# [Task instructions]
Extract each line of the material that follows exactly and omit its pictures.
# Supplied information start
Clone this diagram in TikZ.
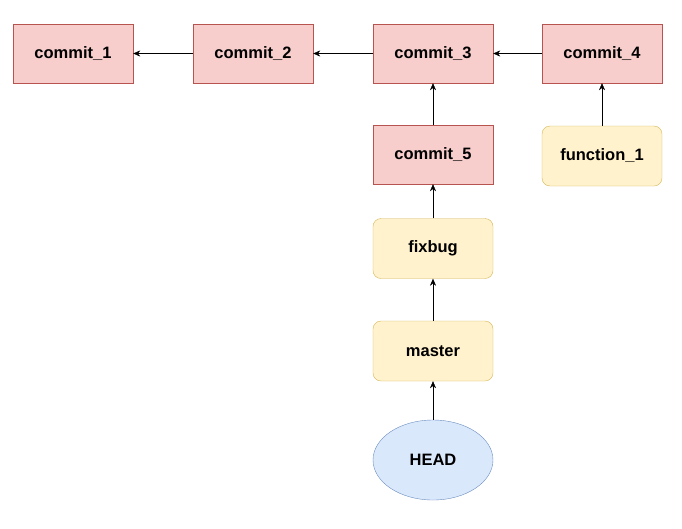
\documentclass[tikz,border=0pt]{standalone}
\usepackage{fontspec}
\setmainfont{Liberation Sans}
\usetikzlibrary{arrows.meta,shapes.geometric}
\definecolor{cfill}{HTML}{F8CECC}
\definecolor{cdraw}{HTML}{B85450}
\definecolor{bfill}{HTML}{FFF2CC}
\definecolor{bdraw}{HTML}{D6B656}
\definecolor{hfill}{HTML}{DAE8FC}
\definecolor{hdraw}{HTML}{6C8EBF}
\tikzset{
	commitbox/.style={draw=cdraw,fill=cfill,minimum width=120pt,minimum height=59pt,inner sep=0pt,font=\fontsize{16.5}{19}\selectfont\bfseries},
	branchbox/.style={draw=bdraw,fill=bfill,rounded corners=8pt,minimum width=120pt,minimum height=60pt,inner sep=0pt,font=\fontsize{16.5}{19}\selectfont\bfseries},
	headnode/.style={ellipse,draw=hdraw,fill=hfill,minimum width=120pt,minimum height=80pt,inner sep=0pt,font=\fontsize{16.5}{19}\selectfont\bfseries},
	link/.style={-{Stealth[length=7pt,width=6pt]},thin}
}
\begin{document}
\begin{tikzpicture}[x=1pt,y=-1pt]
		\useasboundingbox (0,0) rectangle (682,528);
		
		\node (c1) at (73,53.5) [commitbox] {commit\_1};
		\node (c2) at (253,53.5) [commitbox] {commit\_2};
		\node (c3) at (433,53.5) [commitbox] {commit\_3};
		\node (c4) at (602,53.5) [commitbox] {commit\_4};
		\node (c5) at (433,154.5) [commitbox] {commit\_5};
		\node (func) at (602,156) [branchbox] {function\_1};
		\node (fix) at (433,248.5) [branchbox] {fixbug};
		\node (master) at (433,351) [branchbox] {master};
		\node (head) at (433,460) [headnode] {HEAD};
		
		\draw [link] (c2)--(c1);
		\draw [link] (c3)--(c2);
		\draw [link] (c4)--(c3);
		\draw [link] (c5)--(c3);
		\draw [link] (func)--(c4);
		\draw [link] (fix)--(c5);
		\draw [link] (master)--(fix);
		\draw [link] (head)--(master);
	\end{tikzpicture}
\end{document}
# Supplied information end
# [Expected output]
Clone this diagram in TikZ.
\documentclass[tikz,border=0pt]{standalone}
\usepackage{fontspec}
\setmainfont{Liberation Sans}
\usetikzlibrary{arrows.meta,shapes.geometric}
\definecolor{cfill}{HTML}{F8CECC}
\definecolor{cdraw}{HTML}{B85450}
\definecolor{bfill}{HTML}{FFF2CC}
\definecolor{bdraw}{HTML}{D6B656}
\definecolor{hfill}{HTML}{DAE8FC}
\definecolor{hdraw}{HTML}{6C8EBF}
\tikzset{
	commitbox/.style={draw=cdraw,fill=cfill,minimum width=120pt,minimum height=59pt,inner sep=0pt,font=\fontsize{16.5}{19}\selectfont\bfseries},
	branchbox/.style={draw=bdraw,fill=bfill,rounded corners=8pt,minimum width=120pt,minimum height=60pt,inner sep=0pt,font=\fontsize{16.5}{19}\selectfont\bfseries},
	headnode/.style={ellipse,draw=hdraw,fill=hfill,minimum width=120pt,minimum height=80pt,inner sep=0pt,font=\fontsize{16.5}{19}\selectfont\bfseries},
	link/.style={-{Stealth[length=7pt,width=6pt]},thin}
}
\begin{document}
\begin{tikzpicture}[x=1pt,y=-1pt]
		\useasboundingbox (0,0) rectangle (682,528);
		
		\node (c1) at (73,53.5) [commitbox] {commit\_1};
		\node (c2) at (253,53.5) [commitbox] {commit\_2};
		\node (c3) at (433,53.5) [commitbox] {commit\_3};
		\node (c4) at (602,53.5) [commitbox] {commit\_4};
		\node (c5) at (433,154.5) [commitbox] {commit\_5};
		\node (func) at (602,156) [branchbox] {function\_1};
		\node (fix) at (433,248.5) [branchbox] {fixbug};
		\node (master) at (433,351) [branchbox] {master};
		\node (head) at (433,460) [headnode] {HEAD};
		
		\draw [link] (c2)--(c1);
		\draw [link] (c3)--(c2);
		\draw [link] (c4)--(c3);
		\draw [link] (c5)--(c3);
		\draw [link] (func)--(c4);
		\draw [link] (fix)--(c5);
		\draw [link] (master)--(fix);
		\draw [link] (head)--(master);
	\end{tikzpicture}
\end{document}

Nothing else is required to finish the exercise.